** start of Input **

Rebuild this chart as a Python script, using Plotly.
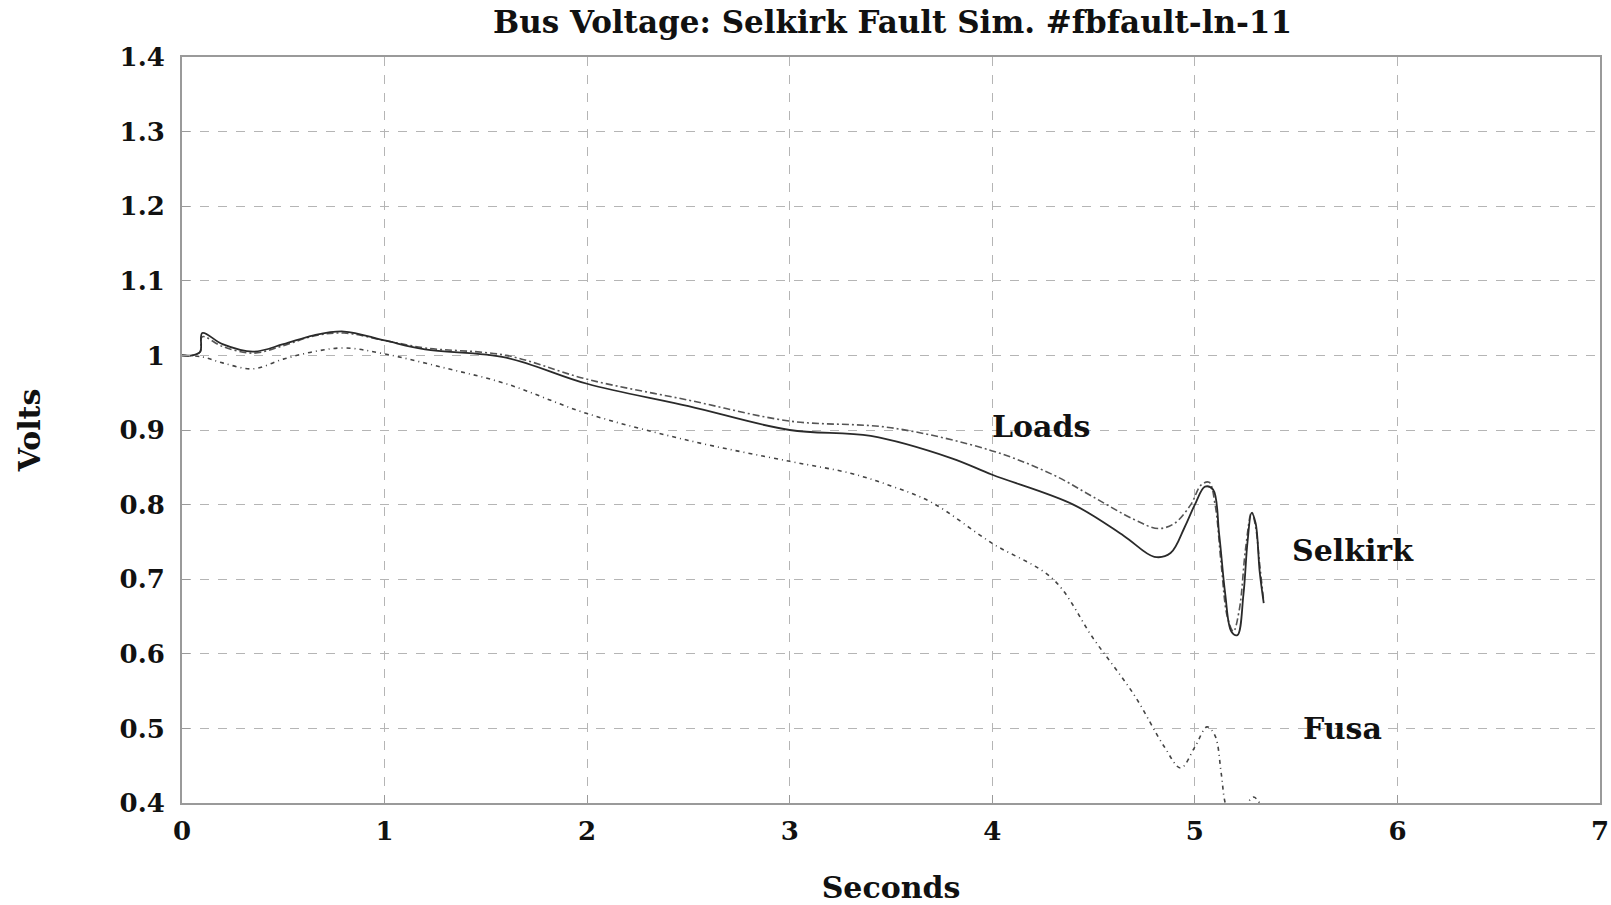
import plotly.graph_objects as go

# Bus voltage traces (per-unit) versus time in seconds
selkirk_t = [0, 0.05, 0.09, 0.1, 0.2, 0.35, 0.5, 0.65, 0.8, 1.0, 1.2, 1.6, 2.0, 2.5, 3.0, 3.4, 3.8,
             4.0, 4.4, 4.65, 4.8, 4.88, 4.95, 5.0, 5.05, 5.09, 5.12, 5.15, 5.18, 5.21, 5.24, 5.26,
             5.28, 5.30, 5.32, 5.34]
selkirk_v = [1.0, 1.0, 1.005, 1.03, 1.015, 1.005, 1.015, 1.027, 1.032, 1.02, 1.008, 0.997, 0.962,
             0.932, 0.9, 0.892, 0.862, 0.84, 0.8, 0.758, 0.73, 0.735, 0.77, 0.8, 0.824, 0.82, 0.76,
             0.68, 0.63, 0.625, 0.68, 0.75, 0.789, 0.775, 0.71, 0.668]

loads_t = [0, 0.05, 0.09, 0.1, 0.2, 0.35, 0.5, 0.65, 0.8, 1.0, 1.2, 1.6, 2.0, 2.5, 3.0, 3.5, 4.0,
           4.3, 4.5, 4.7, 4.82, 4.9, 4.98, 5.03, 5.07, 5.1, 5.13, 5.16, 5.19, 5.22, 5.25, 5.28,
           5.30, 5.32, 5.34]
loads_v = [1.0, 1.0, 1.005, 1.025, 1.012, 1.003, 1.013, 1.026, 1.03, 1.02, 1.01, 1.0, 0.968, 0.94,
           0.912, 0.903, 0.872, 0.84, 0.81, 0.78, 0.768, 0.775, 0.80, 0.826, 0.83, 0.8, 0.72, 0.65,
           0.63, 0.66, 0.74, 0.79, 0.77, 0.72, 0.67]

fusa_t = [0, 0.1, 0.2, 0.35, 0.5, 0.65, 0.8, 1.0, 1.3, 1.6, 2.0, 2.5, 3.0, 3.3, 3.5, 3.7, 4.0, 4.3,
          4.5, 4.7, 4.85, 4.93, 5.0, 5.06, 5.1, 5.13, 5.15, 5.18, 5.22, 5.26, 5.29, 5.32]
fusa_v = [1.0, 0.998, 0.99, 0.982, 0.995, 1.005, 1.01, 1.002, 0.983, 0.962, 0.922, 0.886, 0.858,
          0.842, 0.825, 0.803, 0.748, 0.7, 0.62, 0.545, 0.475, 0.447, 0.475, 0.502, 0.49, 0.44,
          0.40, 0.38, 0.385, 0.40, 0.408, 0.40]

x_ticks = [0, 1, 2, 3, 4, 5, 6, 7]
y_ticks = [0.4, 0.5, 0.6, 0.7, 0.8, 0.9, 1.0, 1.1, 1.2, 1.3, 1.4]
y_tick_text = ["0.4", "0.5", "0.6", "0.7", "0.8", "0.9", "1", "1.1", "1.2", "1.3", "1.4"]

labels = [("Loads", 4.24, 0.905), ("Selkirk", 5.78, 0.738), ("Fusa", 5.73, 0.50)]

ink = "#2a2a2a"
font_family = "DejaVu Serif, Liberation Serif, serif"

fig = go.Figure()
fig.add_trace(go.Scatter(x=loads_t, y=loads_v, mode="lines", line_shape="spline",
                         line=dict(color="#555", width=1.6, dash="7px,3px,2px,3px")))
fig.add_trace(go.Scatter(x=selkirk_t, y=selkirk_v, mode="lines", line_shape="spline",
                         line=dict(color=ink, width=1.8)))
fig.add_trace(go.Scatter(x=fusa_t, y=fusa_v, mode="lines", line_shape="spline",
                         line=dict(color="#444", width=1.6, dash="4px,4px,1px,4px")))

for text, lx, ly in labels:
    fig.add_annotation(x=lx, y=ly, text=f"<b>{text}</b>", showarrow=False,
                       font=dict(family=font_family, size=30, color="#111"))

axis_common = dict(showline=True, mirror=True, linecolor="#9a9a9a", linewidth=2,
                   showgrid=True, gridcolor="#b5b5b5", gridwidth=1.3, griddash="dash",
                   ticks="inside", ticklen=8, tickcolor="#9a9a9a", zeroline=False,
                   ticklabeloverflow="allow", automargin=False,
                   tickfont=dict(family=font_family, size=26, color="#111"))

fig.update_xaxes(range=[0, 7], tickvals=x_ticks, ticktext=[f"<b>{t}</b>" for t in x_ticks],
                 ticklabelstandoff=4, **axis_common,
                 title=dict(text="<b>Seconds</b>", standoff=40,
                            font=dict(family=font_family, size=30, color="#111")))
fig.update_yaxes(range=[0.4, 1.4], tickvals=y_ticks, ticktext=[f"<b>{t}</b>" for t in y_tick_text],
                 ticklabelstandoff=10, **axis_common,
                 title=dict(text="<b>Volts</b>", standoff=70,
                            font=dict(family=font_family, size=30, color="#111")))

fig.update_layout(
    width=1611, height=905,
    margin=dict(l=182, r=11, t=57, b=102),
    paper_bgcolor="white", plot_bgcolor="white",
    showlegend=False,
    title=dict(text="<b>Bus Voltage: Selkirk Fault Sim. #fbfault-ln-11</b>",
               x=0.554, xanchor="center", y=0.975, yanchor="middle",
               font=dict(family=font_family, size=31, color="#111")),
)

fig.write_html("out.html")
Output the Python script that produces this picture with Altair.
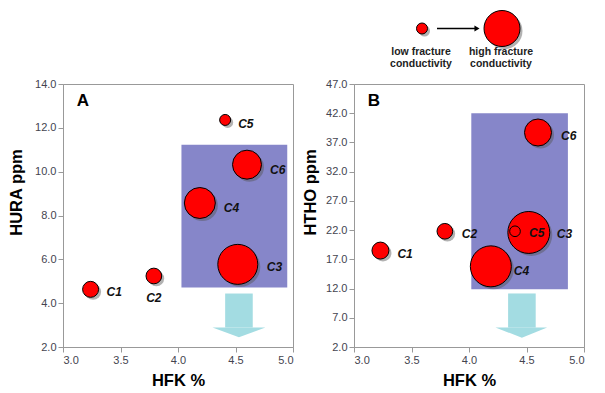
import altair as alt
import pandas as pd

# ---------------- data ----------------
labels = ["C1", "C2", "C3", "C4", "C5", "C6"]
hfk_a = [3.24, 3.79, 4.52, 4.19, 4.41, 4.60]
hura = [4.63, 5.24, 5.77, 8.57, 12.36, 10.32]
cond_a = [2.56, 2.46, 16.0, 9.6, 1.21, 8.4]

hfk_b = [3.23, 3.79, 4.52, 4.19, 4.40, 4.60]
htho = [18.5, 21.8, 21.6, 15.8, 21.8, 38.7]
cond_b = [2.89, 2.46, 17.6, 16.8, 1.14, 7.3]

x_ticks = [3.0, 3.5, 4.0, 4.5, 5.0]
y_ticks_a = [2, 4, 6, 8, 10, 12, 14]
y_ticks_b = [2, 7, 12, 17, 22, 27, 32, 37, 42, 47]

box_a = [4.03, 4.95, 4.71, 11.23]      # x, x2, y, y2
box_b = [4.02, 4.86, 11.9, 42.0]
shaft_a = [4.41, 4.65, 2.89, 4.44]
head_a_x = [4.30, 4.53, 4.76]
head_a_y = [2.89, 2.44, 2.89]
shaft_b = [4.34, 4.58, 5.32, 11.16]
head_b_x = [4.23, 4.46, 4.68]
head_b_y = [5.32, 3.60, 5.32]

legend_cond = [1.21, 12.96]
legend_text = ["low fracture\nconductivity", "high fracture\nconductivity"]

# ---------------- styles ----------------
FONT = "Arial"
RED = "#ff0000"
BOX = "#8686c9"
ARROW = "#a3dce2"
# Vega circle: diameter = sqrt(size)
SIZE_SCALE = alt.Scale(domain=[0, 20], range=[0, 2000], zero=True)

label_style_a = {"C1": (16, 3, "left"), "C2": (0, 22, "center"), "C3": (29, 3, "left"),
                 "C4": (24, 5, "left"), "C5": (13, 4, "left"), "C6": (23, 5, "left")}
label_style_b = {"C1": (17, 3, "left"), "C2": (17, 3, "left"), "C3": (28, 2, "left"),
                 "C4": (23, 5, "left"), "C5": (14, 2, "left"), "C6": (23, 3, "left")}


def panel(xs, ys, conds, ytitle, ydomain, yticks, box, shaft, head_x, head_y,
          letter, styles, title_x, legend=False):
    df = pd.DataFrame({"hfk": xs, "val": ys, "cond": conds, "name": labels})

    def X(field="hfk"):
        return alt.X(f"{field}:Q",
                     scale=alt.Scale(domain=[3, 5], nice=False, zero=False),
                     axis=alt.Axis(values=x_ticks, format=".1f", title="HFK %",
                                   titleY=33, titleBaseline="middle"))

    def Y(field="val"):
        return alt.Y(f"{field}:Q",
                     scale=alt.Scale(domain=ydomain, nice=False, zero=False),
                     axis=alt.Axis(values=yticks, format=".1f", title=ytitle,
                                   titleX=title_x, titleY=108, titleBaseline="middle"))

    box_df = pd.DataFrame({"hfk": [box[0]], "hfk2": [box[1]], "val": [box[2]], "val2": [box[3]]})
    rect = alt.Chart(box_df).mark_rect(color=BOX).encode(
        x=X(), x2="hfk2:Q", y=Y(), y2="val2:Q")

    shaft_df = pd.DataFrame({"hfk": [shaft[0]], "hfk2": [shaft[1]], "val": [shaft[2]], "val2": [shaft[3]]})
    shaft_m = alt.Chart(shaft_df).mark_rect(color=ARROW).encode(
        x=X(), x2="hfk2:Q", y=Y(), y2="val2:Q")

    head_df = pd.DataFrame({"hfk": head_x, "val": head_y, "val2": [head_y[0]] * 3})
    head_m = alt.Chart(head_df).mark_area(color=ARROW, opacity=1).encode(
        x=X(), y=Y(), y2="val2:Q")

    shadow = alt.Chart(df).mark_circle(color="#555555", opacity=0.45, xOffset=2.5, yOffset=2.5).encode(
        x=X(), y=Y(), size=alt.Size("cond:Q", scale=SIZE_SCALE, legend=None),
        order=alt.Order("cond:Q", sort="descending"))
    dots = alt.Chart(df).mark_circle(color=RED, opacity=1, stroke="black", strokeWidth=1).encode(
        x=X(), y=Y(), size=alt.Size("cond:Q", scale=SIZE_SCALE, legend=None),
        order=alt.Order("cond:Q", sort="descending"))

    layers = [rect, shaft_m, head_m, shadow, dots]
    for nm, (dx, dy, al) in styles.items():
        layers.append(
            alt.Chart(df).transform_filter(alt.datum.name == nm).mark_text(
                font=FONT, fontStyle="italic", fontWeight="bold", fontSize=12,
                align=al, baseline="middle", dx=dx, dy=dy, color="#111111"
            ).encode(x=X(), y=Y(), text="name:N"))

    layers.append(
        alt.Chart(pd.DataFrame({"t": [letter]})).mark_text(
            font=FONT, fontWeight="bold", fontSize=17, color="black",
            align="center", baseline="middle"
        ).encode(x=alt.value(20), y=alt.value(17), text="t:N"))

    if legend:
        lx = [68, 148]
        ly = -55.5
        for i in range(2):
            ldf = pd.DataFrame({"cond": [legend_cond[i]], "t": [legend_text[i]]})
            layers.append(alt.Chart(ldf).mark_circle(color="#555555", opacity=0.45, xOffset=2.5, yOffset=2.5).encode(
                x=alt.value(lx[i]), y=alt.value(ly),
                size=alt.Size("cond:Q", scale=SIZE_SCALE, legend=None)))
            layers.append(alt.Chart(ldf).mark_circle(color=RED, opacity=1, stroke="black", strokeWidth=1).encode(
                x=alt.value(lx[i]), y=alt.value(ly),
                size=alt.Size("cond:Q", scale=SIZE_SCALE, legend=None)))
            layers.append(alt.Chart(ldf).mark_text(
                font=FONT, fontWeight="bold", fontSize=10.5, color="#222222",
                align="center", baseline="middle", lineBreak="\n", lineHeight=12
            ).encode(x=alt.value(lx[i] - 1), y=alt.value(ly + 23.5), text="t:N"))
        adf = pd.DataFrame({"k": [0]})
        layers.append(alt.Chart(adf).mark_rule(color="black", strokeWidth=1.5).encode(
            x=alt.value(83), x2=alt.value(121), y=alt.value(ly)))
        layers.append(alt.Chart(adf).mark_point(shape="triangle-right", filled=True, color="black",
                                                 size=35, opacity=1).encode(
            x=alt.value(123), y=alt.value(ly)))

    return alt.layer(*layers).properties(width=230, height=263)


pa = panel(hfk_a, hura, cond_a, "HURA ppm", [2, 14], y_ticks_a, box_a, shaft_a,
           head_a_x, head_a_y, "A", label_style_a, -46.5)
pb = panel(hfk_b, htho, cond_b, "HTHO ppm", [2, 47], y_ticks_b, box_b, shaft_b,
           head_b_x, head_b_y, "B", label_style_b, -43.5, legend=True)

chart = alt.hconcat(pa, pb, spacing=8).properties(
    padding={"left": 0, "top": 0, "right": 5, "bottom": 5}
).configure_view(stroke="#999999", strokeWidth=1).configure_axis(
    grid=False, domainColor="#999999", tickColor="#999999", tickSize=5,
    labelPadding=2, labelFont=FONT, labelFontSize=11, labelColor="#44444f",
    titleFont=FONT, titleFontSize=16.5, titleFontWeight="bold", titleColor="black"
).resolve_scale(x="independent", y="independent", size="independent")

chart.save("out.html", embed_options={"renderer": "svg", "actions": False})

** end of Input **

* Given task: Start at the first line of the records and write out everything up to and including the line containing "import plotly.graph_objects as go". No pictures.

* Finished answer:
Rebuild this chart as a Python script, using Plotly.
import plotly.graph_objects as go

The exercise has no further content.